El Diario Montañés, 7 de abril de 2020 ©Javier Rosendo
Esta
Semana Santa se presenta diferente a las demás. Habitualmente Miguel Ángel
Revilla protestaba cuando al llegar estas fechas el hombre del tiempo no
acertaba en sus predicciones. Hace dos años subió a Peña Cabarga y se grabó en
mangas de camisa para enviar un mensaje a los meteorólogos, recriminándoles su
error: habían pronosticado lluvias en Cantabria, y ese día el sol era radiante.
Con el turismo no se juega –dijo–, porque es nuestra principal fuente de
ingresos.
Lo
que cambian las cosas.

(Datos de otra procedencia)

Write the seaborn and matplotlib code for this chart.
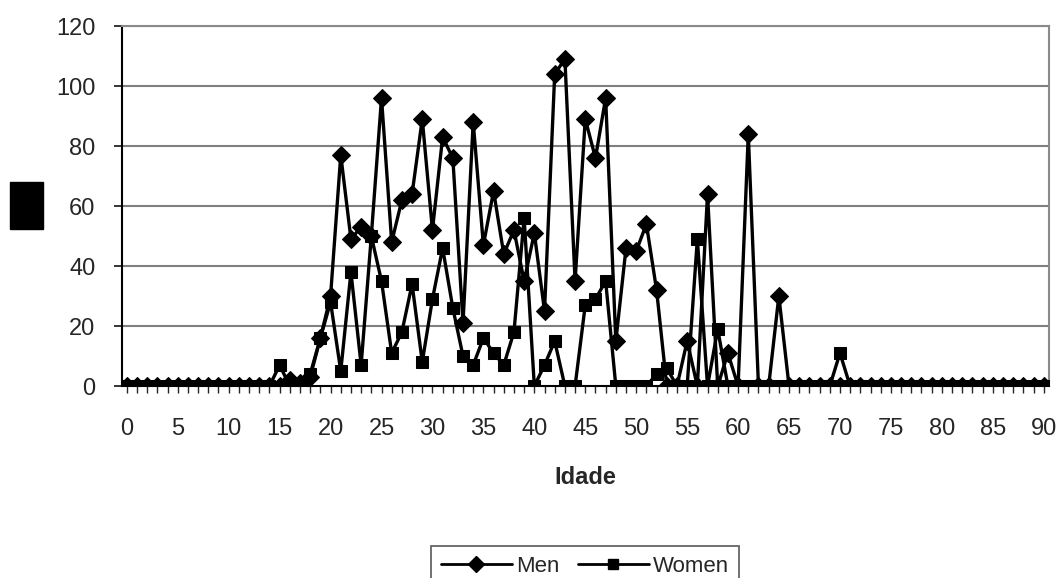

Ahora que los turistas no van a venir por la cuarentena,
esta lluvia de abril llega como agua de mayo para apagar los numerosos incendios
que estaban activos en la región. En ese sentido es lluvia amiga. Porque lo del
fuego en el monte se repite siempre que sopla el sur, estemos o no en
cuarentena. El instinto atávico de los incendiarios se reactiva cuando el campo
se seca y la maleza semeja yesca.
Los
vigilantes del visillo –más seguros que nunca, pues han descorrido las cortinas
y han dado un paso decidido hacia el balcón para denunciar a todo aquel que
infrinja la ley del encierro– hacen la vista gorda ante los incendiarios. Y
resulta sorprendente, porque además saben quiénes son. Pero no es cuestión de
denunciarlos, al fin y al cabo, según su corto criterio, no salen a dar un
paseo por el monte, que sería lo dañino; solo salen a quemar rastrojos, como se
ha hecho siempre. Esa mentalidad criminal la encubre la costumbre (‘moris’), que
suele conformar la moral de los pueblos. Sin embargo, lo moral no siempre
coincide con lo ético, pues la ética permite distinguir, tras un ejercicio de
raciocinio, lo que está bien y lo que está mal. Una destreza –esta del
raciocinio– demasiado complicada para las mentalidades cerriles.